La società civile #inMovimento può fare di più

di Marco Percoco

Era da tempo che Riccardo Bonacina stimolava il Terzo Settore affinchè questi uscisse dalla bolla di sapone fatta di autoreferenzialità e, questo l’aggiungo io, di presunta superiorità morale che ha accompagnato la sua vita recente.

Purtroppo non ero presente al Teatro dell’Elfo, ma ho letto il manifesto di inMovimento. E’ bello, anzi bellissimo, ma se si vuole essere davvero costruttivi nella discussione bisogna evidenziare ciò che si ritiene manchi o non sia trattato adeguatamente nel documento. E qui vorrei provare a proporre alcuni temi su cui, magari, sarebbe utile confrontarsi.

1. Il Terzo Settore mi sembra ampiamente inconsapevole della numerosità di politiche pubbliche che lo vedono coinvolto direttamente o indirettamente. L’analisi, come la valutazione seria di questi interventi, non può costituire un’attività residuale, anche e soprattutto per indirizzare le politiche future. Si pensi, solo a titolo d’esempio, all’implementazione del principio di sussidiarietà in Lombardia. Una valutazione seria, non ideologica, è necessaria non per osannare o punire i governi regionali, ma per capire meglio come applicare questo principio, magari in altre regioni.
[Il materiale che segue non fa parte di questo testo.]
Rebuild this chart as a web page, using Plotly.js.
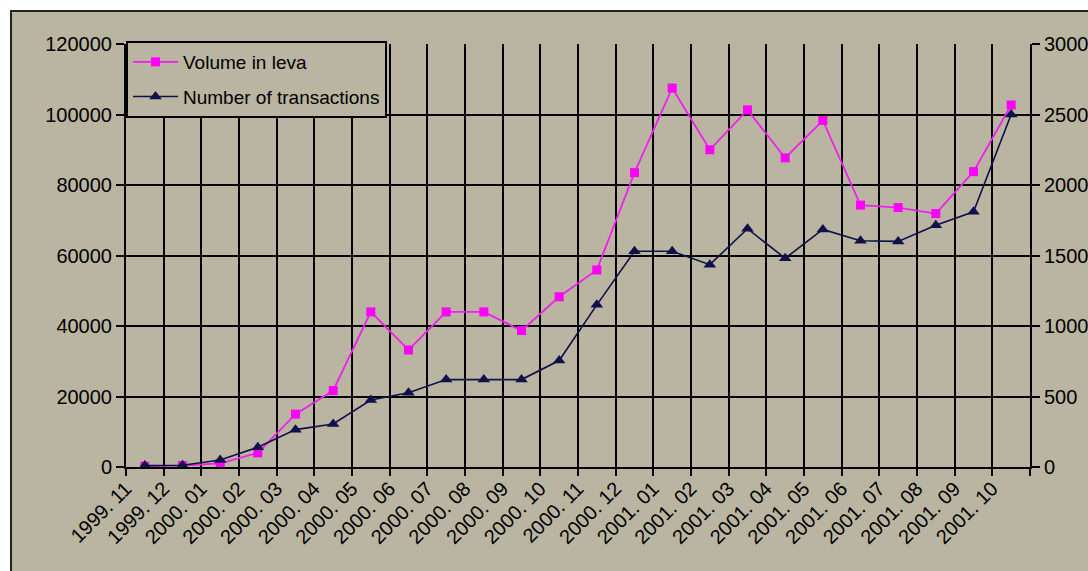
<!DOCTYPE html>
<html>
<head>
<meta charset="utf-8">
<script src="https://cdn.plot.ly/plotly-3.0.1.min.js"></script>
<style>
  html, body { margin: 0; padding: 0; background: #ffffff; }
  #chart { width: 1088px; height: 571px; }
</style>
</head>
<body>
<div id="chart"></div>
<script>
const categories = [
  '1999. 11', '1999. 12',
  '2000. 01', '2000. 02', '2000. 03', '2000. 04', '2000. 05', '2000. 06',
  '2000. 07', '2000. 08', '2000. 09', '2000. 10', '2000. 11', '2000. 12',
  '2001. 01', '2001. 02', '2001. 03', '2001. 04', '2001. 05', '2001. 06',
  '2001. 07', '2001. 08', '2001. 09', '2001. 10'
];
const volumeLeva = [
  200, 400, 1000, 4000, 15000, 21700, 44000, 33200, 44000, 44000, 38700, 48300,
  55900, 83500, 107500, 90000, 101300, 87700, 98300, 74300, 73600, 71900, 83800, 102700
];
const transactions = [
  10, 12, 50, 140, 265, 305, 475, 527, 620, 620, 620, 755,
  1150, 1530, 1530, 1435, 1690, 1480, 1685, 1605, 1600, 1715, 1810, 2500
];
const leftTicks = [0, 20000, 40000, 60000, 80000, 100000, 120000];
const rightTicks = [0, 500, 1000, 1500, 2000, 2500, 3000];

const BG = '#b9b5a0';
const FONT = 'Liberation Sans, Arial, sans-serif';

const traces = [
  {
    x: categories, y: volumeLeva, name: 'Volume in leva', type: 'scatter',
    mode: 'lines+markers', legendgroup: 'a',
    line: { color: '#f020f0', width: 1.8 },
    marker: { symbol: 'square', size: 9, color: '#ff00ff' }
  },
  {
    x: categories, y: transactions, name: 'Number of transactions', type: 'scatter',
    mode: 'lines+markers', yaxis: 'y2', legendgroup: 'b',
    line: { color: '#10104a', width: 1.6 },
    marker: { symbol: 'triangle-up', size: 11, color: '#10104a' }
  }
];

// pixel -> paper helpers (plot area 126..1030 x, 44..467 y)
const px = v => (v - 126) / 904;
const py = v => (467 - v) / 423;

const layout = {
  width: 1088, height: 571,
  paper_bgcolor: BG, plot_bgcolor: BG,
  margin: { l: 126, r: 58, t: 44, b: 104 },
  font: { family: FONT, size: 19, color: '#000' },
  showlegend: true,
  legend: {
    x: 0, y: py(41), xanchor: 'left', yanchor: 'top',
    bgcolor: BG, bordercolor: '#000', borderwidth: 2,
    font: { family: FONT, size: 19, color: '#000' },
    traceorder: 'grouped', tracegroupgap: 7, itemwidth: 45
  },
  xaxis: {
    type: 'category', tickson: 'boundaries', range: [-0.5, 23.5],
    showgrid: true, gridcolor: '#000', gridwidth: 2,
    ticks: 'outside', ticklen: 7, tickcolor: '#000', tickwidth: 2,
    showline: true, linecolor: '#000', linewidth: 2,
    tickangle: -45, ticklabelshift: -19,
    tickfont: { family: FONT, size: 20, color: '#000' },
    fixedrange: true
  },
  yaxis: {
    range: [0, 120000], tickvals: leftTicks, tickformat: 'd',
    showgrid: true, gridcolor: '#000', gridwidth: 2, zeroline: false,
    ticks: 'outside', ticklen: 8, tickcolor: '#000', tickwidth: 2,
    showline: true, linecolor: '#000', linewidth: 2,
    tickfont: { family: FONT, size: 20, color: '#000' },
    fixedrange: true
  },
  yaxis2: {
    range: [0, 3000], tickvals: rightTicks, tickformat: 'd',
    overlaying: 'y', side: 'right',
    showgrid: false, zeroline: false,
    ticks: 'outside', ticklen: 8, tickcolor: '#000', tickwidth: 2,
    showline: true, linecolor: '#000', linewidth: 2,
    tickfont: { family: FONT, size: 20, color: '#000' },
    fixedrange: true
  },
  shapes: [
    { type: 'rect', xref: 'paper', yref: 'paper', layer: 'above',
      x0: px(-2), x1: px(10), y0: py(575), y1: py(-2),
      fillcolor: '#ffffff', line: { width: 0 } },
    { type: 'rect', xref: 'paper', yref: 'paper', layer: 'above',
      x0: px(-2), x1: px(1092), y0: py(10), y1: py(-2),
      fillcolor: '#ffffff', line: { width: 0 } },
    { type: 'line', xref: 'paper', yref: 'paper', layer: 'above',
      x0: px(11), x1: px(11), y0: py(575), y1: py(10),
      line: { color: '#222', width: 2 } },
    { type: 'line', xref: 'paper', yref: 'paper', layer: 'above',
      x0: px(10), x1: px(1092), y0: py(11), y1: py(11),
      line: { color: '#222', width: 2 } }
  ]
};

Plotly.newPlot('chart', traces, layout, { displayModeBar: false, staticPlot: true });
</script>
</body>
</html>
2. Come scritto più volte, il nonprofit, benchè viva quotidianamente il territorio (la città), costituendone un agente socialmente importante, ostenta un intellettuale disprezzo per tutto ciò che è pianificazione e finanche programmazione economica locale. E pensare che uno degli assi portanti della programmi di sviluppo 2014-2020 sarà proprio il sistema di welfare locale. Il Terzo Settore è stato organicamente assente dai tavoli decisionali e di concertazione e non sembra interessato a parteciparvi, anche tardivamente.

3. Si richiamava sopra il sostanziale disinteresse nei confronti di ciò che accade sul territorio, ma vale la pena rimarcare come la mancanza di contributi alla discussione caratterizzi tutti i temi che non siano riconducibili a pochi punti di magico interesse, ovvero al volontariato, al servizio civile, alle donazioni, all’assistenza. Nessuno, invece e ad esempio, conosce le opinioni del settore in merito alla politica fiscale o al Jobs Act, quasi fossero interventi relativi ad una realtà parallela.

4. Anche da un punto di vista politico, l’atteggiamento dell’associazionismo di varia natura (e qui mi si consenta una generalizzazione) è stato quanto mai schizofrenico, alternando momenti di completo disinteresse ad altri in cui si identifica l’intero settore con un soggetto politico. L’Intergruppo parlamentare sulla sussidiarietà è un’interessante iniziativa, ma francamente limitata. E’ possibile costituire, detto fuori dai denti, una seria “lobby del nonprofit” che agisca soprattutto tenendo sotto controllo le tematiche economiche? So che si tende ad attribuire alla parola “lobby” un connotato negativo, ma operare pragmaticamente in una realtà che funziona in questo modo significa scendere a compromessi con un modus operandi astrattamente accettabile.

Queste poche righe, dunque, per affermare la necessità che il nonprofit si metta davvero #inMovimento, soprattutto su tematiche di interesse generale, che hanno un effetto importante non solo sulla collettività, ma anche sul settore stesso. Si dice che la densità di istituzioni nonprofit su un territorio sia indice di una certa vitalità sociale, di civismo. Qui sto affermando, paradossalmente, che il Terzo Settore si è chiuso in uno splendido isolamento fatto di pochissimo civismo. Detto in altre parole, essere dei bravi volontari non significa essere necessariamente buoni cittadini ed il nonprofit dovrebbe aspirare principalmente alla seconda virtù poichè rinunciare alla distribuzione degli utili attraverso donazioni, volontariato, servizio civile etc. non è un fine, ma uno strumento per raggiungere l’obiettivo del bene comune, una finalità che oggi si è  perso di vista, se non in astratti ed elitari discorsi para-filosofici.